The Miniaturist, BBC One review - a lovely supernatural soap | reviews, news & interviews
The Miniaturist, BBC One review - a lovely supernatural soap
The Miniaturist, BBC One review - a lovely supernatural soap
Jessie Burton's novel is ravishingly visualised with 21st century highlights
Simon Schama called the Netherlands’ century of success an "embarrassment of riches". The thrust of Jessie Burton’s lavishly hyped debut novel The Miniaturist is that the Dutch felt guilty about their good fortune, and denied themselves the right to enjoy sugar, spice, and all things nice. The money went on surface things, on finery and furniture.
The miniaturist of the title supplies the newly married Nella Oortman with delicately realised figurines and ornaments to decorate a cabinet-sized copy of her new home.

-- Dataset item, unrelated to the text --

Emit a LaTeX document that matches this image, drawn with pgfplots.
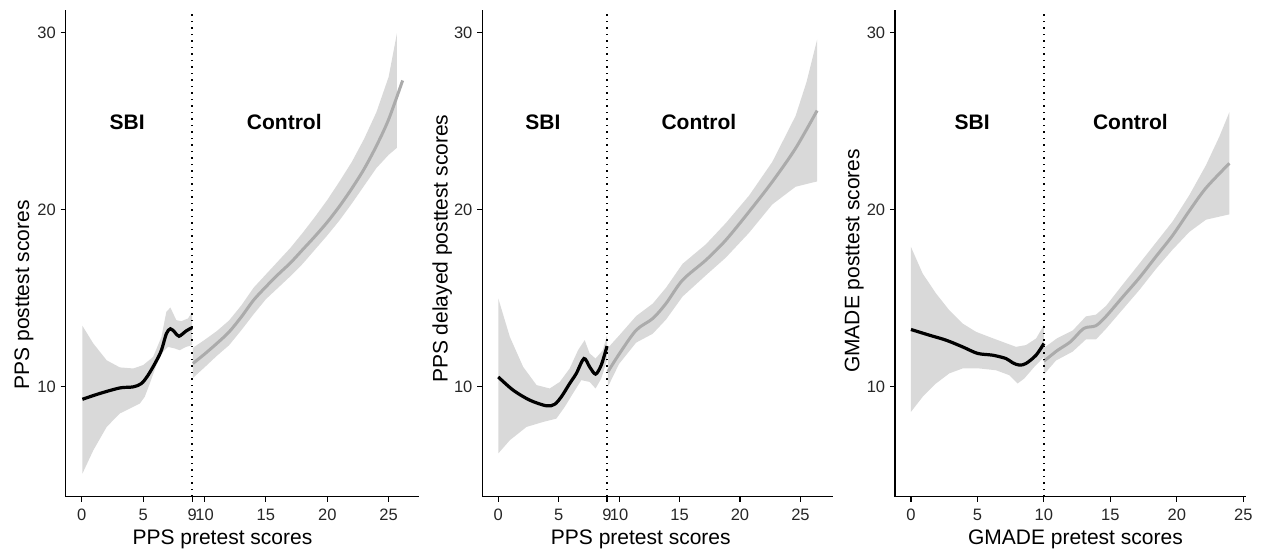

The task of the drama’s designers was to do much the same: to visualise an exact replica of the Amsterdam household which the book conjured up in words. The interiors and costumes were a ravishing homage to Vermeer and Rembrandt, in checked monochrome floors, and explosions of colour in Nella’s wardrobe and the black-clad parade of citizenry. The production design was by Taff Batley, the costume designs were by Joanna Eatwell, and the cinematographer was Gavin Finney. Inspired by the real Petronella Oortman’s doll's house in the Rijksmuseum, they must have gone to work walking on air. To look at, this was a major achievement.Whether the novel was faithfully realised as a drama is a separate question. Like, presumably, a majority of viewers I am at the disadvantage of not having read Burton’s book, but the success of such a venture cannot be measured merely in how little it offends the sensibilities of devotees. The story puts 17th-century Calvinism on trial in a 21st-century court. Nella (Anya Taylor-Joy) arrives as a chattel bride in the household of Johannes Brandt (Alex Hassell), a merchant who, though she is young and lovely and wears dresses with an ever more plunging neckline, refuses to touch her. Instead, in a house where pleasure has been banished by Johannes’s joyless sister Marin (Romola Garai), he gives her the cabinet as what turns out to be a compensation. (Pictured above: Alex Hassell, Romola Garai and Anya Taylor-Joy)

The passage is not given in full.